I always wondered if the selling bank in a short sale would find it more apealing to have the buyer finance the purchase of the property through them. Would there be a conflict of interest at the time of purchase? Or would it even matter at all?
I was again faced with this today when giving out names of lenders to an out of state buyer. Should this person have the choice of financing with the same bank, or is it in their best interest not to?

Good question Stephanie,
I'm thinking to myself, "conflict of interest", but then again you can't just intentionally not include the selling bank can you??
It'll be interesting to see how this turns out.
It really shouldn't matter. We are starting to see some lenders asking for the buyers to get a review (prequal) by the lender that is current with the mortgage so that they can get access to the financials. It might make them move quicker. I would just ask that the price be resolved beforethey get a look at a prospective buyer's financials so as to not try and jack up the value.

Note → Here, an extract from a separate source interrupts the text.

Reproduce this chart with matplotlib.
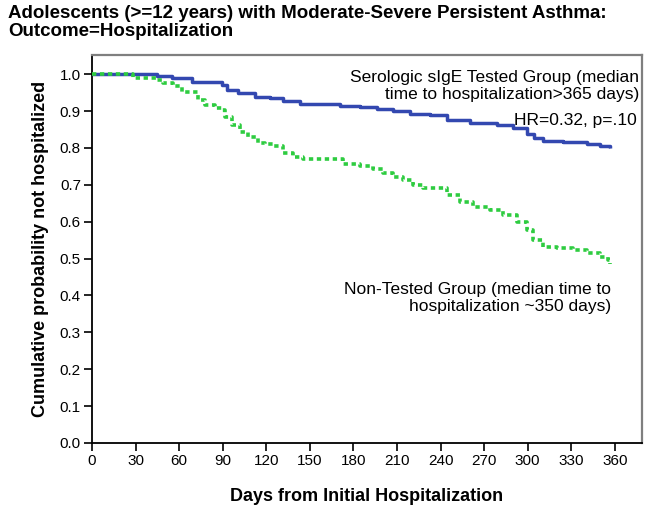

Actually, it sometimes helps the buyer procure the property and oputs more money back into the bank. I have an REO like that right now where the people stand a better chance if they use the bank who owns the foreclosure.
I have found that yes... that does help with short sales, if you use the same lender... it gives them incentive.
I see no conflict of interest at all. And I can spot one a continent away.
The lender is taking it in the shorts in phase one. If they make an honest profit on phase 2, maybe they will be able to pay Uncle Sam back faster.
Talk about win-win-win!
Thank you. This has been very helpful.